The goat kids are eight weeks old now. They are fun, loving, and growing fast! Little Monster can no longer pick them up, which I’m sure they’re thrilled about! They are like little puppy dogs who always want affection. They cry when we leave their pen if we haven’t played with them enough. They cry when we’re outside in the yard but not paying attention to them. They run up to the gate when we approach. They follow us around while we move around the pen. Felicity, the one who at a week old was the more affectionate one, is now the one who is more interested in food. Although she does still love to be near us and loves to be pet. Matilda is now the cuddly one. She loves to sit in my lap and chew her cud.
I thought I’d give a brief overview of our time with them so far.
At two-days-old we brought them home. We had been feeding them a combination of goat milk replacer, from here on out referred to as formula, and goat milk. We have since switched to formula and cow’s milk. For the first few days I fed them five bottles a day. At a week they were drinking four bottles a day. And at two weeks I dropped them down to three bottles a day.

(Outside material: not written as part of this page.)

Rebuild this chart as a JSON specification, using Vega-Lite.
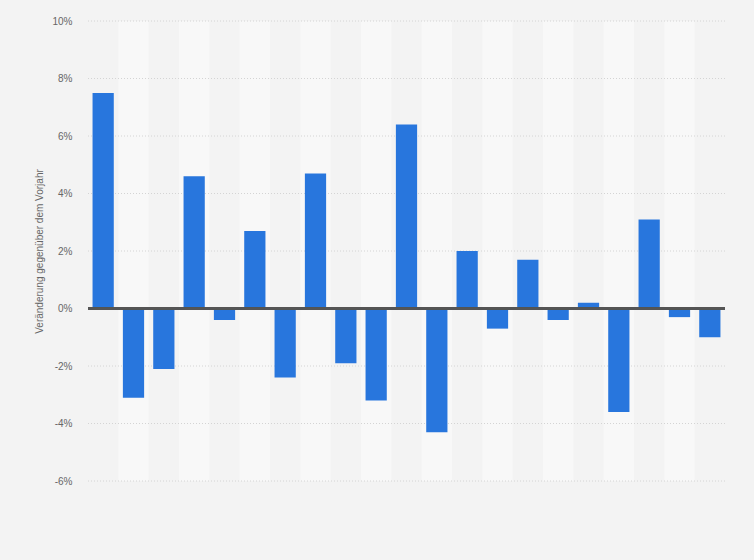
{
  "$schema": "https://vega.github.io/schema/vega-lite/v6.json",
  "autosize": "none",
  "width": 637,
  "height": 460,
  "padding": {"left": 88, "top": 21, "right": 29, "bottom": 79},
  "background": "#f3f3f3",
  "config": {
    "view": {"stroke": null},
    "font": "Arial, Liberation Sans, sans-serif"
  },
  "datasets": {
    "raster": [
      {"v": -6}, {"v": -4}, {"v": -2}, {"v": 2}, {"v": 4}, {"v": 6}, {"v": 8}, {"v": 10}
    ]
  },
  "data": {
    "values": [
      {"jahr": "2000", "wert": 7.5},
      {"jahr": "2001", "wert": -3.1},
      {"jahr": "2002", "wert": -2.1},
      {"jahr": "2003", "wert": 4.6},
      {"jahr": "2004", "wert": -0.4},
      {"jahr": "2005", "wert": 2.7},
      {"jahr": "2006", "wert": -2.4},
      {"jahr": "2007", "wert": 4.7},
      {"jahr": "2008", "wert": -1.9},
      {"jahr": "2009", "wert": -3.2},
      {"jahr": "2010", "wert": 6.4},
      {"jahr": "2011", "wert": -4.3},
      {"jahr": "2012", "wert": 2.0},
      {"jahr": "2013", "wert": -0.7},
      {"jahr": "2014", "wert": 1.7},
      {"jahr": "2015", "wert": -0.4},
      {"jahr": "2016", "wert": 0.2},
      {"jahr": "2017", "wert": -3.6},
      {"jahr": "2018", "wert": 3.1},
      {"jahr": "2019", "wert": -0.3},
      {"jahr": "2020", "wert": -1.0}
    ]
  },
  "layer": [
    {
      "transform": [
        {"window": [{"op": "row_number", "as": "rn"}]},
        {"filter": "datum.rn % 2 == 0"}
      ],
      "mark": {"type": "bar", "color": "#f8f8f8", "width": {"band": 1}},
      "encoding": {
        "x": {"field": "jahr", "type": "nominal"},
        "y": {"datum": 10, "type": "quantitative"},
        "y2": {"datum": -6}
      }
    },
    {
      "data": {"name": "raster"},
      "mark": {"type": "rule", "color": "#d4d4d4", "strokeDash": [1, 2], "strokeWidth": 1},
      "encoding": {
        "y": {"field": "v", "type": "quantitative"}
      }
    },
    {
      "mark": {"type": "bar", "color": "#2876dd", "width": {"band": 0.7}},
      "encoding": {
        "x": {
          "field": "jahr",
          "type": "nominal",
          "sort": null,
          "scale": {"paddingInner": 0, "paddingOuter": 0},
          "axis": {"labels": false, "ticks": false, "domain": false, "title": null, "grid": false}
        },
        "y": {
          "field": "wert",
          "type": "quantitative",
          "scale": {"domain": [-6, 10], "nice": false},
          "axis": {
            "values": [-6, -4, -2, 0, 2, 4, 6, 8, 10],
            "labelExpr": "datum.value + '%'",
            "labelColor": "#666666",
            "labelFontSize": 10,
            "labelPadding": 16,
            "ticks": false,
            "domain": false,
            "grid": false,
            "title": "Veränderung gegenüber dem Vorjahr",
            "titleColor": "#666666",
            "titleFontSize": 10,
            "titleFontWeight": "normal",
            "titlePadding": 7
          }
        }
      }
    },
    {
      "mark": {"type": "rule", "color": "#555555", "strokeWidth": 1.5},
      "encoding": {
        "y": {"datum": 0, "type": "quantitative"}
      }
    }
  ]
}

Around 2 weeks they started nibbling on grass, but they weren’t ingesting anything. At 3 1/2 weeks I noticed they were finally ingesting it, so I started giving them peanut hay. We also disbudded them at 3 weeks. Or rather, I took them back to my breeder friend and she disbudded them. For all the fuss that is made about that process, it wasn’t as bad as I expected. Did they cry? Yes. But it wasn’t any worse than the cries they let out from the barn when they want their bottles. The worst part may have been the smell of burning hair in my car on the way home.
At about 5 weeks I introduced sweet grain. Less than a handful per goat. They took a couple days to get into it, but now they get excited when they see me with the grain bucket and devour it. About this time they also practically stopped the incessant nibbling on our fingers and clothes they had been doing.
At 6 weeks I started leaving them out of the barn for increased amounts of time. We have so many birds of prey around here – hawks, turkey vultures, bald eagles – that I was too nervous before about leaving them unattended. At first I would just leave them out of the barn while we were outside in another part of the yard. Now they stay outside for most of the day while we’re home. I can still keep an ear out because the weather has been so nice that we’ve left the windows open for over a week now. Of course they sleep in the barn each night and will continue to do so forever because we also have coyotes that live in our woods.
Last week, at 7 weeks, Hubby took down the temporary fence that had divided the pen into a smaller area for them. He said that when he took it down the goats followed the perimeter of that temporary fence for at least ten minutes before finally crossing over into new territory. They are loving having all that fresh grass that hasn’t been trampled on and chewed at already! It makes me want to do rotational grazing!! But now is not the time to set that up. Maybe this spring.
Now at 8 weeks, as we are approaching induction day for baby Skywalker, I’m starting to make a plan for weaning them from the bottle. Their third daily bottle has already been cut in half. I will probably drop that one completely next week. I’ll drop the afternoon bottle next. My plan is to have them down to one bottle by the beginning of December, when they’ll be 2 1/2 months. I’m not sure when I’ll wean them completely, but they are already eating solids so well that I feel confident they will be receiving enough nutrients from roughage and grain by 3 months old. They do love to eat!
I’m looking forward to watching them grow more as time goes on. My girls love to help take care of them, from filling the hay feeder, taking them grain, feeding their bottles, and wasting lots of water as I try to refresh their bucket everyday! It is a learning experience for us all.